The Imperial Family of Japan does not have a surname. When a woman marries into the Imperial Family, she loses her surname and takes a feminized version of her husband's title. When Kawashima Kiko married the Emperor's second son, she became "Princess Akishino." Members of the blood who leave the status of Imperial Family member take a surname. Princesses lose their membership in the Imperial Family upon marriage (unless they marry an emperor or an imperial prince) and take the surnames of their husbands. Princes who renounce their Imperial Family membership generally adopt a surname derived from their former title.

The styles of imperial princes and princesses consist of a title followed by a personal name and rank. The literal translation of Akishino-no-Miya Fumihito-Shinnō would be "His lordship of Akishino the Imperial Prince Fumihito." The usual English translations are: Prince Akishino, Prince Akishino-no-Miya or Prince Akishino Fumihito. Titles, such as Asaka, Teru, Hitachi generally derives from geographic regions or Shinto shrines.

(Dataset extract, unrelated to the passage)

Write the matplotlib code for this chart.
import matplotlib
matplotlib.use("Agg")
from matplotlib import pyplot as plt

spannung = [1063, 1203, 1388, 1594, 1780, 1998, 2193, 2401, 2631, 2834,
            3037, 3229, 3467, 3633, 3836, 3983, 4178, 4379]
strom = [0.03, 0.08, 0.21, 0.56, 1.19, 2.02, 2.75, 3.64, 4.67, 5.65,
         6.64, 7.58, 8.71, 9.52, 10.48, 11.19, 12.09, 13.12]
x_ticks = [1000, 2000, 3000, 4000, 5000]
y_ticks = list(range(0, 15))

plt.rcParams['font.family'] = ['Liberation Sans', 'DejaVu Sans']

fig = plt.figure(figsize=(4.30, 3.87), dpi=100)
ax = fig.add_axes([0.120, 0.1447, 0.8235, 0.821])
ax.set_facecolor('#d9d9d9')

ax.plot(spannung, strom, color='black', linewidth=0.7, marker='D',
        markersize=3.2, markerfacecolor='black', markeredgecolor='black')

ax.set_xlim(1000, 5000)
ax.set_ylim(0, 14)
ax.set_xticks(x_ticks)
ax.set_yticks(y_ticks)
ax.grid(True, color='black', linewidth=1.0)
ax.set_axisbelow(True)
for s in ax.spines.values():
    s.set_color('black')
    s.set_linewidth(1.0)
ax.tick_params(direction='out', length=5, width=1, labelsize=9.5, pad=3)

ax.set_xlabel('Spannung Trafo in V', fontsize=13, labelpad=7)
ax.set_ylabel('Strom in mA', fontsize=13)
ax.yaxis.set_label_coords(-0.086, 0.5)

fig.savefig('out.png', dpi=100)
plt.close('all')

The Emperor (Tennō), the Empress (Kogō), the Empress Dowager (Kōtaigo, literally the emperor's mother), and the Grand Empress Dowager (Tai Kōtaigo, literally the emperor's grandmother) are styled His or Her Imperial Majesty (Heika). Imperial princes (Shinnō) and their consorts (Shinnō-hi), imperial princesses (Naishinnō), princes of the blood (ō) and their consorts (ō-hi), and princesses of the blood (Nyoō) are styled His or Her Imperial Highness (Hidenka).

Since the Meiji Restoration, the distinction between Shinnō (and Naishinnō) and ō (and Nyoō) denotes to the incumbent's blood relationship to an emperor. The Emperor's children, the children of the Emperor's sons are Shinnō (in the case of males) or Naishinnō (in the case of females). The Emperor's great grandchildren and more distant descendents in the legitimate male lines are ō and Nyoō, respectively.